I just got some AMAZING dank. It's a cross of Jock Horror and something that gives it a heavy berry aroma. I imagine It could be Berry Ryder. This is some damn good 1 hitter quitter. Very good head high, but still functional body high. Slightly increases appetite, and relives all stress. Only problem with it I can find is that after a fat joint at night, I wake up still a lil baked lol. All around great smoke, nice cure, and smooth smooth smoke. Tastes like Crunch Berries!


----------



## KumeStorm (Jan 18, 2014)

His name was Jack HERER, one of the most influential cannabis activists of all time "The Emperor of Hemp"...annoys me that people cant even take the time to spell the mans name right...he deserves the time i think  without him we would not be nearly as far with cannabis activism as we are today...for fuck sakes people....JACK HERER lol


----------



## Nizza (Jan 18, 2014)

but the strain garrados is talking about is jock horror, a different strain , with similar genetics.
link if interested http://www.nirvanashop.com/en/regular-marijuana-seeds/769-jock-horror-10-seeds.html
rip jack

lol you might be the one that needs to get with the times ^_^
you're def right tho, recognition is deserved


----------



## garrados (Jan 18, 2014)

haha, thanks for the replies. I know for sure it was JOCK HORROR though.

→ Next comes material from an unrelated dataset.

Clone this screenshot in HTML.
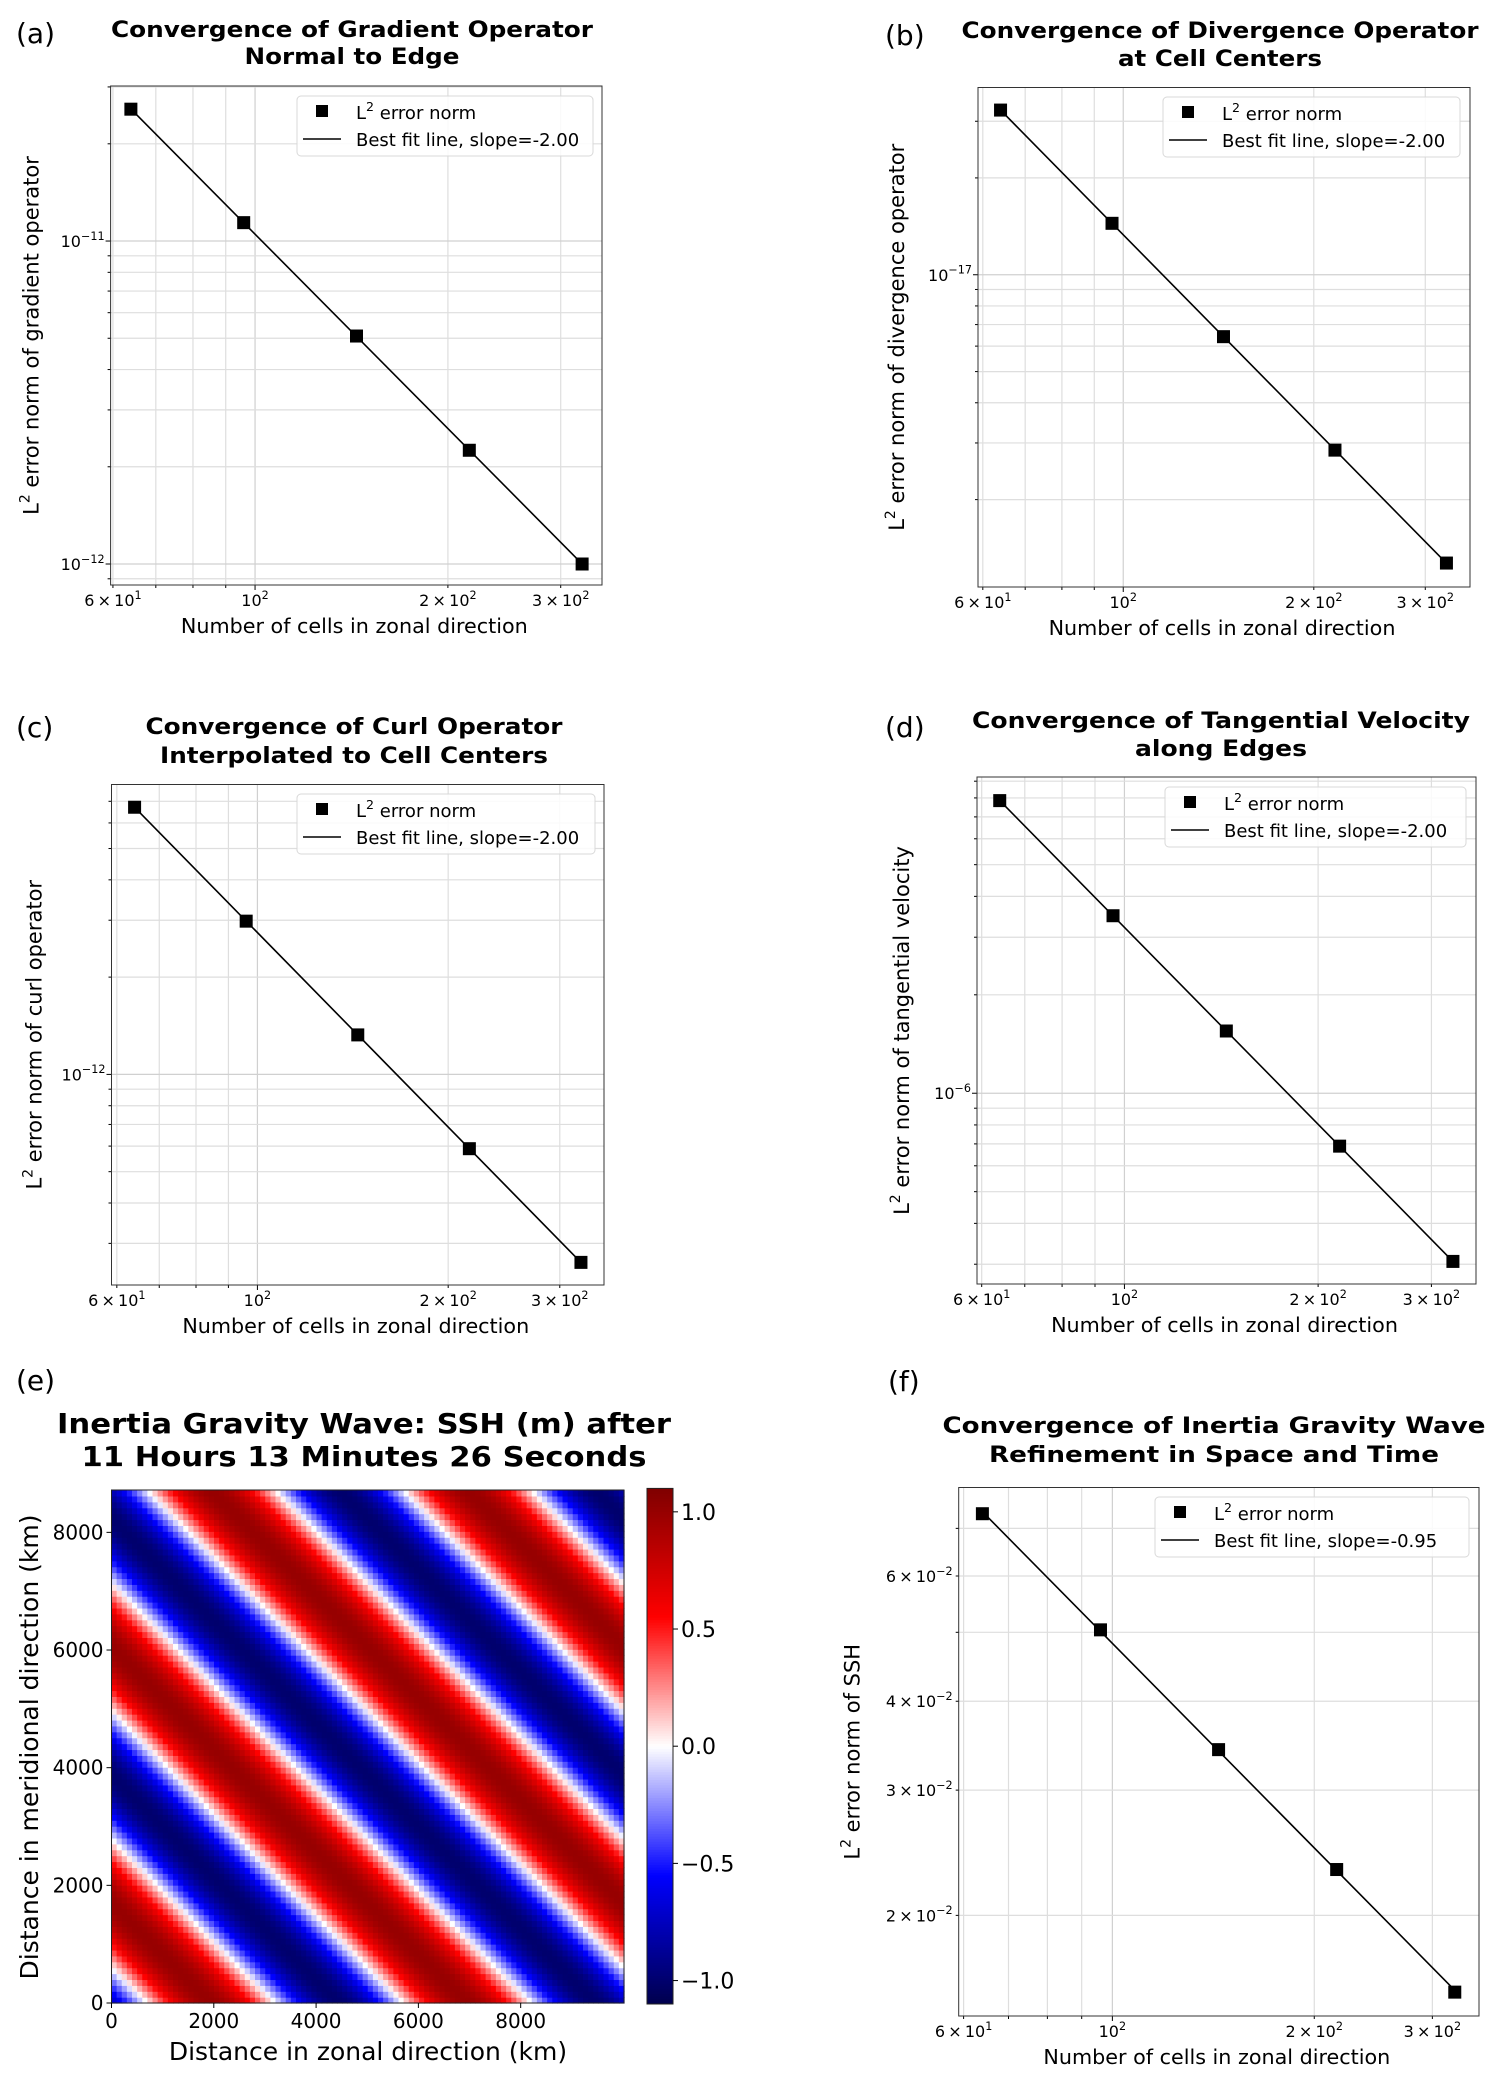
<!DOCTYPE html>
<html><head><meta charset="utf-8">
<style>
html,body{margin:0;padding:0;background:#fff;}
svg{display:block;font-family:"DejaVu Sans","Liberation Sans",sans-serif;}
</style></head>
<body>
<svg id="fig" width="1500" height="2079" viewBox="0 0 1500 2079" xmlns="http://www.w3.org/2000/svg"></svg>
<script>
// ---- data ----
const nCells = [64, 96, 144, 216, 324];
const errGrad = [2.56e-11, 1.14e-11, 5.08e-12, 2.25e-12, 1.0e-12];
const errDiv = [3.25e-17, 1.445e-17, 6.42e-18, 2.85e-18, 1.27e-18];
const errCurl = [6.71e-12, 2.98e-12, 1.325e-12, 5.89e-13, 2.62e-13];
const errTang = [7.85e-6, 3.49e-6, 1.55e-6, 6.89e-7, 3.06e-7];
const errSSH = [7.34e-2, 5.04e-2, 3.42e-2, 2.32e-2, 1.56e-2];
const xTickValues = [60, 100, 200, 300];
const xTickMant = ['6', '', '2', '3'];
const xTickExp = ['1', '2', '2', '2'];
const sshTickValues = [0.02, 0.03, 0.04, 0.06];
const sshTickMant = ['2', '3', '4', '6'];
// heatmap field parameters (SSH wave)
const waveCyclesX = [2];
const waveCyclesY = [2];
const wavePhase = [0.14];
const waveAmp = [1.0];
const domainX = [0, 10020];
const domainY = [0, 8720];
const heatTicks = [0, 2000, 4000, 6000, 8000];
const cbarTicks = [1.0, 0.5, 0.0, -0.5, -1.0];
const cbarTickLabels = ['1.0', '0.5', '0.0', '\u22120.5', '\u22121.0'];

const NS = 'http://www.w3.org/2000/svg';
const svg = document.getElementById('fig');
function mk(tag, attrs, parent) {
  const e = document.createElementNS(NS, tag);
  for (const k in attrs) e.setAttribute(k, attrs[k]);
  (parent || svg).appendChild(e);
  return e;
}
function supText(parent, x, y, base, sup, size, anchor, name) {
  const t = mk('text', {x: x, y: y, 'font-size': size, 'text-anchor': anchor || 'middle', fill: '#000'}, parent);
  
  
  const a = mk('tspan', {}, t); a.textContent = base;
  const b = mk('tspan', {dy: -size * 0.45, 'font-size': size * 0.7}, t); b.textContent = sup;
  return t;
}
function plainText(parent, x, y, str, size, opts, name) {
  const t = mk('text', Object.assign({x: x, y: y, 'font-size': size, 'text-anchor': 'middle', fill: '#000'}, opts || {}), parent);
  t.textContent = str;
  
  
  return t;
}

function logPanel(cfg, errs, slopeLabel) {
  const g = mk('g', {});
  
  
  const lx0 = Math.log10(cfg.xmin), lx1 = Math.log10(cfg.xmax);
  const ly0 = Math.log10(cfg.ymin), ly1 = Math.log10(cfg.ymax);
  const X = v => cfg.L + (Math.log10(v) - lx0) / (lx1 - lx0) * (cfg.R - cfg.L);
  const Y = v => cfg.B - (Math.log10(v) - ly0) / (ly1 - ly0) * (cfg.B - cfg.T);
  for (let d = 1; d <= 2; d++) for (let m = 1; m <= 9; m++) {
    const v = m * Math.pow(10, d);
    if (v < cfg.xmin || v > cfg.xmax) continue;
    const l = mk('line', {x1: X(v), x2: X(v), y1: cfg.T, y2: cfg.B, stroke: m === 1 ? '#d0d0d0' : '#dedede', 'stroke-width': 1.2}, g);
    
    
    mk('line', {x1: X(v), x2: X(v), y1: cfg.B, y2: cfg.B + (m === 1 ? 5 : 3), stroke: '#000', 'stroke-width': 1}, g);
  }
  for (let d = Math.floor(ly0); d <= Math.ceil(ly1); d++) for (let m = 1; m <= 9; m++) {
    const v = m * Math.pow(10, d);
    if (v < cfg.ymin || v > cfg.ymax) continue;
    const l = mk('line', {x1: cfg.L, x2: cfg.R, y1: Y(v), y2: Y(v), stroke: m === 1 ? '#d0d0d0' : '#dedede', 'stroke-width': 1.2}, g);
    
    
    mk('line', {x1: cfg.L - (m === 1 ? 5 : 3), x2: cfg.L, y1: Y(v), y2: Y(v), stroke: '#000', 'stroke-width': 1}, g);
    if (m === 1 && !cfg.ssh) supText(g, cfg.L - 6, Y(v) + 6, '10', '\u2212' + (-d), 16, 'end', 'y-tick-label');
  }
  if (cfg.ssh) {
    sshTickValues.forEach((v, i) => {
      supText(g, cfg.L - 6, Y(v) + 6, sshTickMant[i] + '\u2009\u00d7\u200910', '\u22122', 16, 'end', 'y-tick-label');
    });
  }
  xTickValues.forEach((v, i) => {
    const base = xTickMant[i] ? xTickMant[i] + '\u2009\u00d7\u200910' : '10';
    supText(g, X(v), cfg.B + 21, base, xTickExp[i], 16, 'middle', 'x-tick-label');
  });
  const fr = mk('rect', {x: cfg.L, y: cfg.T, width: cfg.R - cfg.L, height: cfg.B - cfg.T, fill: 'none', stroke: '#333', 'stroke-width': 1}, g);
  
  
  const lx = nCells.map(Math.log10), ly = errs.map(Math.log10);
  const n = lx.length, mx = lx.reduce((a, b) => a + b) / n, my = ly.reduce((a, b) => a + b) / n;
  let sxy = 0, sxx = 0;
  for (let i = 0; i < n; i++) { sxy += (lx[i] - mx) * (ly[i] - my); sxx += (lx[i] - mx) ** 2; }
  const slope = sxy / sxx, icp = my - slope * mx;
  const fit = mk('line', {x1: X(nCells[0]), y1: Y(Math.pow(10, icp + slope * lx[0])), x2: X(nCells[n - 1]), y2: Y(Math.pow(10, icp + slope * lx[n - 1])), stroke: '#000', 'stroke-width': 1.6}, g);
  
  
  nCells.forEach((c, i) => {
    const r = mk('rect', {x: X(c) - 6.5, y: Y(errs[i]) - 6.5, width: 13, height: 13, fill: '#000'}, g);
    
    
  });
  const lg = mk('g', {}, g);
  
  
  mk('rect', {x: cfg.lg[0], y: cfg.lg[1], width: cfg.lg[2], height: 60, rx: 4, fill: 'rgba(255,255,255,0.85)', stroke: '#d8d8d8'}, lg);
  mk('rect', {x: cfg.lg[0] + 19, y: cfg.lg[1] + 9, width: 12, height: 12, fill: '#000'}, lg);
  supText(lg, cfg.lg[0] + 59, cfg.lg[1] + 23, 'L', '2', 18, 'start', 'legend-entry-error');
  const ls = lg.lastChild; const tt = mk('tspan', {dy: 18 * 0.45}, ls); tt.textContent = ' error norm';
  mk('line', {x1: cfg.lg[0] + 6, x2: cfg.lg[0] + 44, y1: cfg.lg[1] + 43, y2: cfg.lg[1] + 43, stroke: '#000', 'stroke-width': 1.6}, lg);
  plainText(lg, cfg.lg[0] + 59, cfg.lg[1] + 50, 'Best fit line, slope=' + slopeLabel, 18, {'text-anchor': 'start'}, 'legend-entry-fit');
  plainText(g, (cfg.L + cfg.R) / 2 - 2, cfg.B + 48, 'Number of cells in zonal direction', 20.7, {}, 'x-axis-title');
  const yc = (cfg.T + cfg.B) / 2, yx = cfg.L - cfg.ylOff;
  const yl = mk('text', {x: yx, y: yc, 'font-size': 21, 'text-anchor': 'middle', transform: 'rotate(-90 ' + yx + ' ' + yc + ')'}, g);
  
  
  const y1 = mk('tspan', {}, yl); y1.textContent = 'L';
  const y2 = mk('tspan', {dy: -9, 'font-size': 14}, yl); y2.textContent = '2';
  const y3 = mk('tspan', {dy: 9}, yl); y3.textContent = ' error norm of ' + cfg.ylab;
  cfg.title.forEach((s, i) => plainText(g, cfg.tc, cfg.ty[i], s, 22, {'font-weight': 'bold', textLength: cfg.tw[i], lengthAdjust: 'spacingAndGlyphs'}, 'chart-title-line'));
  plainText(g, cfg.lab[0], cfg.lab[1], '(' + cfg.id + ')', 28, {'text-anchor': 'start'}, 'panel-label');
}

logPanel({id: 'a', L: 110.6, R: 602, T: 86, B: 585, xmin: 59.5, xmax: 348, ymin: 0.861e-12, ymax: 3.02e-11,
  lg: [297, 96, 296], ylab: 'gradient operator', ylOff: 72, title: ['Convergence of Gradient Operator', 'Normal to Edge'],
  tc: 352, ty: [37, 64], tw: [482, 215], lab: [16, 43]}, errGrad, '-2.00');
logPanel({id: 'b', L: 978, R: 1470, T: 87.5, B: 587, xmin: 58.96, xmax: 353, ymin: 1.07e-18, ymax: 3.82e-17,
  lg: [1163, 97, 297], ylab: 'divergence operator', ylOff: 74, title: ['Convergence of Divergence Operator', 'at Cell Centers'],
  tc: 1220, ty: [38, 66], tw: [517, 204], lab: [885, 45]}, errDiv, '-2.00');
logPanel({id: 'c', L: 111.5, R: 604, T: 784.5, B: 1285, xmin: 58.85, xmax: 352.3, ymin: 2.23e-13, ymax: 7.89e-12,
  lg: [297, 794, 298], ylab: 'curl operator', ylOff: 70, title: ['Convergence of Curl Operator', 'Interpolated to Cell Centers'],
  tc: 354, ty: [734, 763], tw: [417, 388], lab: [16, 737]}, errCurl, '-2.00');
logPanel({id: 'd', L: 977, R: 1476, T: 777, B: 1284, xmin: 59.0, xmax: 351.9, ymin: 2.61e-7, ymax: 9.27e-6,
  lg: [1165, 787, 301], ylab: 'tangential velocity', ylOff: 68, title: ['Convergence of Tangential Velocity', 'along Edges'],
  tc: 1221, ty: [728, 756], tw: [498, 172], lab: [885, 737]}, errTang, '-2.00');
logPanel({id: 'f', L: 958.7, R: 1479, T: 1487.5, B: 2016, xmin: 59.0, xmax: 352.1, ymin: 1.444e-2, ymax: 7.99e-2, ssh: true,
  lg: [1155, 1497, 314], ylab: 'SSH', ylOff: 99, title: ['Convergence of Inertia Gravity Wave', 'Refinement in Space and Time'],
  tc: 1214, ty: [1433, 1462], tw: [543, 450], lab: [888, 1391]}, errSSH, '-0.95');

function seismic(v) {
  const t = Math.max(0, Math.min(1, (v + 1.1) / 2.2)) * 4;
  const s = [[0, 0, 0.3], [0, 0, 1], [1, 1, 1], [1, 0, 0], [0.5, 0, 0]];
  const i = Math.min(3, Math.floor(t)), f = t - i;
  const c = s[i].map((a, k) => Math.round(255 * (a + (s[i + 1][k] - a) * f)));
  return 'rgb(' + c.join(',') + ')';
}
(function () {
  const g = mk('g', {});
  
  
  const L = 111.5, R = 624, T = 1490, B = 2003;
  const X = v => L + (v - domainX[0]) / (domainX[1] - domainX[0]) * (R - L);
  const Y = v => B - (v - domainY[0]) / (domainY[1] - domainY[0]) * (B - T);
  const nx = 100, ny = 87;
  const dx = (domainX[1] - domainX[0]) / nx, dy = (domainY[1] - domainY[0]) / ny;
  const hm = mk('g', {}, g);
  
  
  for (let j = 0; j < ny; j++) for (let i = 0; i < nx; i++) {
    const cx = domainX[0] + (i + 0.5) * dx, cy = domainY[0] + (j + 0.5) * dy;
    const p = waveCyclesX[0] * cx / domainX[1] + waveCyclesY[0] * cy / domainY[1] - wavePhase[0];
    const val = waveAmp[0] * Math.sin(2 * Math.PI * p);
    const r = mk('rect', {x: X(cx - dx / 2), y: Y(cy + dy / 2), width: (R - L) / nx + 0.6, height: (B - T) / ny + 0.6, fill: seismic(val)}, hm);
    
    
  }
  mk('rect', {x: L, y: T, width: R - L, height: B - T, fill: 'none', stroke: '#222', 'stroke-width': 1}, g);
  heatTicks.forEach(v => {
    mk('line', {x1: X(v), x2: X(v), y1: B, y2: B + 5, stroke: '#000'}, g);
    plainText(g, X(v), B + 25, String(v), 20, {}, 'x-tick-label');
    mk('line', {x1: L - 5, x2: L, y1: Y(v), y2: Y(v), stroke: '#000'}, g);
    plainText(g, L - 8, Y(v) + 7, String(v), 20, {'text-anchor': 'end'}, 'y-tick-label');
  });
  plainText(g, 368, 2060, 'Distance in zonal direction (km)', 25, {}, 'x-axis-title');
  plainText(g, 29, 1747, 'Distance in meridional direction (km)', 25, {transform: 'rotate(-90 29 1747)', dy: 9}, 'y-axis-title');
  plainText(g, 364, 1433, 'Inertia Gravity Wave: SSH (m) after', 28, {'font-weight': 'bold', textLength: 614, lengthAdjust: 'spacingAndGlyphs'}, 'chart-title-line');
  plainText(g, 364, 1466, '11 Hours 13 Minutes 26 Seconds', 28, {'font-weight': 'bold', textLength: 565, lengthAdjust: 'spacingAndGlyphs'}, 'chart-title-line');
  plainText(g, 16, 1390, '(e)', 28, {'text-anchor': 'start'}, 'panel-label');
  const cL = 647, cR = 673, cT = 1488.4, cB = 2004;
  const CY = v => cB - (v + 1.1) / 2.2 * (cB - cT);
  const cb = mk('g', {}, g);
  
  
  const steps = 200;
  for (let k = 0; k < steps; k++) {
    const v = -1.1 + (k + 0.5) * 2.2 / steps;
    mk('rect', {x: cL, y: CY(v) - (cB - cT) / steps / 2 - 0.3, width: cR - cL, height: (cB - cT) / steps + 0.6, fill: seismic(v)}, cb);
  }
  mk('rect', {x: cL, y: cT, width: cR - cL, height: cB - cT, fill: 'none', stroke: '#222'}, cb);
  cbarTicks.forEach((v, i) => {
    mk('line', {x1: cR, x2: cR + 5, y1: CY(v), y2: CY(v), stroke: '#000'}, cb);
    plainText(cb, cR + 8, CY(v) + 8, cbarTickLabels[i], 22, {'text-anchor': 'start'}, 'colorbar-tick-label');
  });
})();
</script>
</body></html>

Still interesting, I will have to look into Jack Herrer


----------



## KumeStorm (Jan 19, 2014)

Nizza said:


> but the strain garrados is talking about is jock horror, a different strain , with similar genetics.
> link if interested http://www.nirvanashop.com/en/regular-marijuana-seeds/769-jock-horror-10-seeds.html
> rip jack
> 
> ...



yeah ive smoked jock horror and grew a strain crossed with it...but i still think some stoner just pronounced his name wrong one time and it stuck as the strain name ;P


----------



## charlestonchunk (Jan 22, 2014)

KumeStorm said:


> His name was Jack HERER, one of the most influential cannabis activists of all time "The Emperor of Hemp"...annoys me that people cant even take the time to spell the mans name right...he deserves the time i think  without him we would not be nearly as far with cannabis activism as we are today...for fuck sakes people....JACK HERER lol


Clueless. Dude.....lol
Your too funny


----------



## charlestonchunk (Jan 22, 2014)

Garry jarcia's tha bomb


----------